Losing a genuine connection is a bit like losing an eye. Your world will feel off kilter and you may experience some regrets. It’s normal.
When you were together, the world widened a bit, but now that vision has shifted. It will feel like you’re getting half of what you used to see.
Breakup-er or breakup-ee, you need to work on what it’s like to find yourself again.
This process can take anywhere from a few days, months, or even years. The best you can do is reach out to your inner circle so they can support you.
Don’t be afraid to ugly cry. One of the best ways to soothe that aching loneliness is to be loved while vulnerable. Has someone fed you ice cream while you’re crying? Been burritoed into a blanket while you’re completely useless? It’s not the same type of companionship but it will help.
Archive reminders of the relationship
Consider blocking or removing social media accounts. If there are gifts and photos, put them in a box or on a drive. You can always come back to them after you’ve processed the breakup.
Allowing yourself to be constantly reminded of your ex will only prolong the grieving process.
Handling the breakup respectfully and compassionately is one way of guaranteeing a friendship down the line. If you were friends before or socialize in the same circles, it may be easier to slip back into friendship.
However, you do not need to make this decision right away.
When to reach out:
If you feel you weren’t your best self during the breakup, you can always reach out and ask for forgiveness. Do this over text, not in person, if the break up is still fresh.
But reaching out for closure, processing, or a reconnection really depends on when you’re ready to.
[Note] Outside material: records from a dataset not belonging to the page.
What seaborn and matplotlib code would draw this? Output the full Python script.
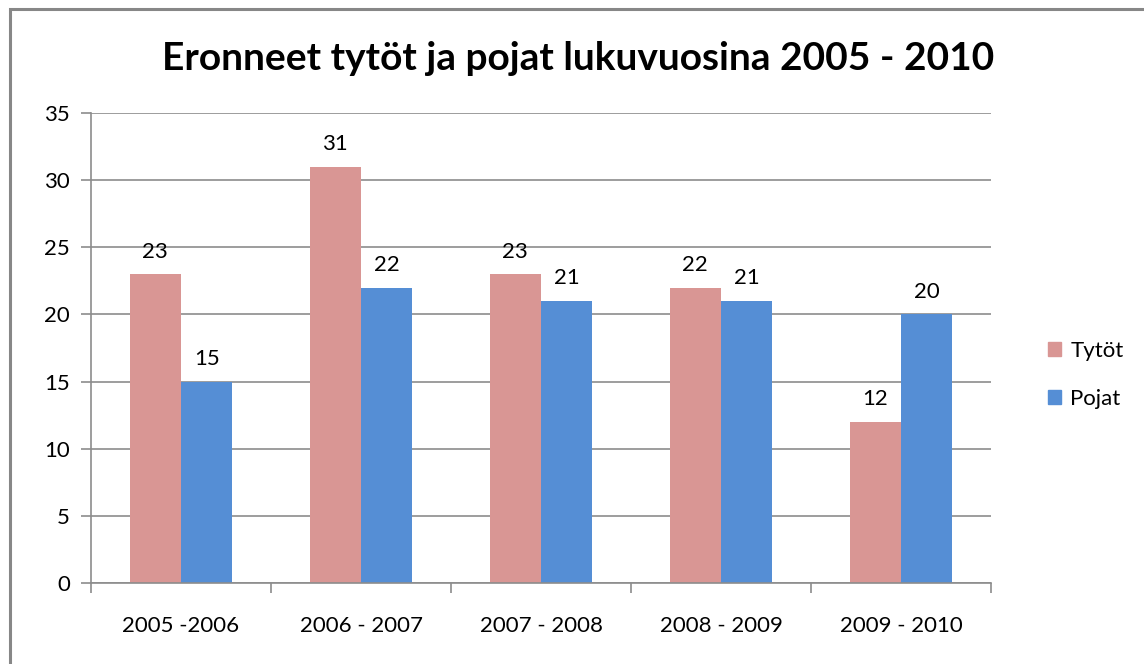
import matplotlib
matplotlib.use("Agg")
import matplotlib.pyplot as plt
import matplotlib.patches as mpatches
import pandas as pd
import seaborn as sns

# data
years = ["2005 -2006", "2006 - 2007", "2007 - 2008", "2008 - 2009", "2009 - 2010"]
tytot = [23, 31, 23, 22, 12]
pojat = [15, 22, 21, 21, 20]
series = ["Tytöt", "Pojat"]
colors = ["#D99694", "#558ED5"]

df = pd.DataFrame({
    "vuosi": years * 2,
    "ryhma": [series[0]] * len(years) + [series[1]] * len(years),
    "arvo": tytot + pojat,
})

sns.set_style("white")
plt.rcParams["font.family"] = ["Lato", "DejaVu Sans"]
plt.rcParams["text.color"] = "black"
plt.rcParams["xtick.color"] = "black"
plt.rcParams["ytick.color"] = "black"

fig = plt.figure(figsize=(11.44, 6.64), dpi=100)
ax = fig.add_axes([91 / 1144, 1 - 583 / 664, 900 / 1144, 470 / 664])

sns.barplot(data=df, x="vuosi", y="arvo", hue="ryhma", palette=colors,
            width=0.57, saturation=1, ax=ax, legend=False, zorder=2, linewidth=0)

# value labels
for cont in ax.containers:
    ax.bar_label(cont, padding=9, fontsize=16, color="black")

ax.set_ylim(0, 35)
ax.set_xlim(-0.5, len(years) - 0.5)
ax.set_yticks(range(0, 36, 5))
ax.yaxis.grid(True, color="#8c8c8c", linewidth=1.2, zorder=0)
ax.set_axisbelow(True)
ax.set_xlabel("")
ax.set_ylabel("")

for s in ["top", "right"]:
    ax.spines[s].set_visible(False)
for s in ["left", "bottom"]:
    ax.spines[s].set_color("#8c8c8c")
    ax.spines[s].set_linewidth(1.2)

ax.tick_params(axis="y", left=True, length=7, color="#8c8c8c", labelcolor="black",
               width=1.2, labelsize=16, pad=8)
ax.tick_params(axis="x", which="major", length=0, labelsize=16, labelcolor="black", pad=24)
ax.set_xticks([i - 0.5 for i in range(len(years) + 1)], minor=True)
ax.tick_params(axis="x", which="minor", bottom=True, length=7, color="#8c8c8c", width=1.2)

# legend
handles = [mpatches.Patch(color=c, label=l) for c, l in zip(colors, series)]
fig.legend(handles=handles, loc="center left", bbox_to_anchor=(1028 / 1144, 1 - 375 / 664),
           frameon=False, fontsize=16, handlelength=0.6, handleheight=0.6,
           handletextpad=0.4, labelspacing=1.25, labelcolor="black")

fig.suptitle("Eronneet tytöt ja pojat lukuvuosina 2005 - 2010", x=578 / 1144,
             y=1 - 58 / 664, va="center", fontsize=28, fontweight="bold", color="black")

# outer frame
fig.patches.append(mpatches.Rectangle((10 / 1144, -0.05), 1.2, 1 - 9 / 664 + 0.05,
                                      transform=fig.transFigure, fill=False,
                                      edgecolor="#878787", linewidth=2.2))

fig.savefig("out.png", dpi=100)
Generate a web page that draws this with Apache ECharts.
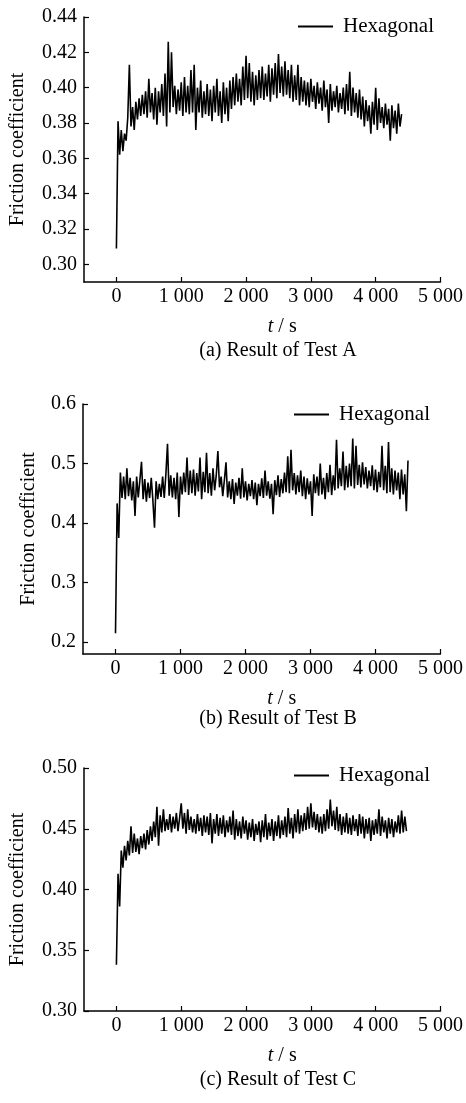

Doing so after you’ve focused on prioritizing you and relearning individual self-care is probably a good measurement of time.
When you do reach out, be prepared:
- to hear they aren’t ready to talk or to not get helpful answers
- with questions, whether it’s learning for the next relationship or figuring out what went wrong
- to answer what didn’t work out from your perspective and why
- to talk about what’s next moving forward
If they reach out when you aren’t ready, it’s okay to let them know you’re still processing, but also realize the ball would then be in your court to reach out.
The unfortunate reality is that not everyone can or will get closure and, sometimes, by the time one person is ready to talk, the other person may have moved on (figuratively or literally).
All breakups, no matter the length of time or how many times you’ve done it, will be different.
Longer relationships or ones where you live together may have a decoupling phase, where intimacy is used as a way to say goodbye. You may even possibly have a better relationship post-breakup.
None of these potential post-breakup scenarios will make breaking up easier though.
A break up can change the way a relationship was experienced and it may take a while to sort through these emotions, to identify which chaotic thought loops belong to the relationship — and what might actually have nothing to do with the relationship at all.
However, good feelings about the relationship can still exist.
If you don’t want them to second-guess the past, or you, then the best thing you can do is take your emotional and mental baggage with you — and put back all their equipment you borrowed, or used together, during this time.
Leave them as close as possible in the same state you found them, so they aren’t looking for themselves in the dark, thinking they’re looking for you.